As they say, you can lead a non-Aryan to the water...:
https://trueleft.createaforum.com/mythical-world/uneducable-gentiles/msg6550/#msg6550
(Also the meat sellers don't have an excuse of "not letting the food go to waste" as they were already made aware of the restriction the previous year. Therefore the onus is on them to adjust their supply accordingly. What do you think?)

Speaking of which, I have seen many secular-humanist types in the Dravidian-speaking states who purport to be anti-casteist (rightfully) herald Thiruvalluvar as an anti-Vedic poet and as an icon for Dravidian peoples. But when it comes to actually following his teachings, particularly in regards to meat-eating, these people go silent, instead advocating eating beef to "oppose" Brahmanism. If they really were intent on fighting Brahmanism for its double standard on beef-eating, why not embrace the anti-Brahmanic vegetarianism of the Jain Thiruvalluvar? Goes to show that these non-Aryans are probably not even intent on fighting Brahmanism in the first place.

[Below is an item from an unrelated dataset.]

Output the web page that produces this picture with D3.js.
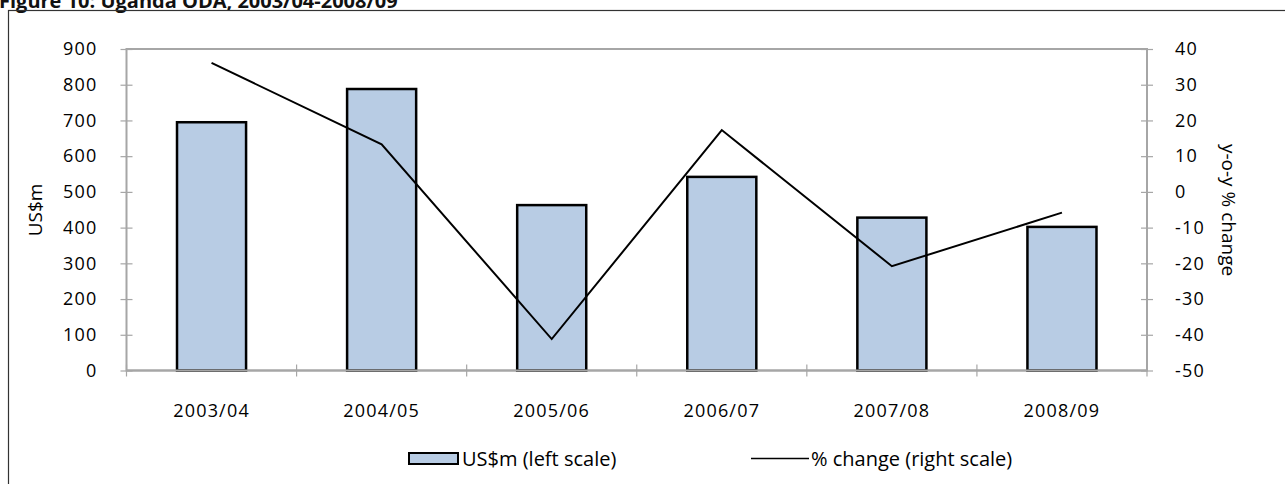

These are the same degenerates who probably would have sided with the Vedics back in the day! All they would have had to do was give up beef-eating (while still eating other meats), and they could ascend in the Vedic hierarchy. It would have fit perfectly with their prior lifestyle, and indeed would have been an improvement to them insofar as they would have found the Aryan Suryavanshi worldview too restrictive.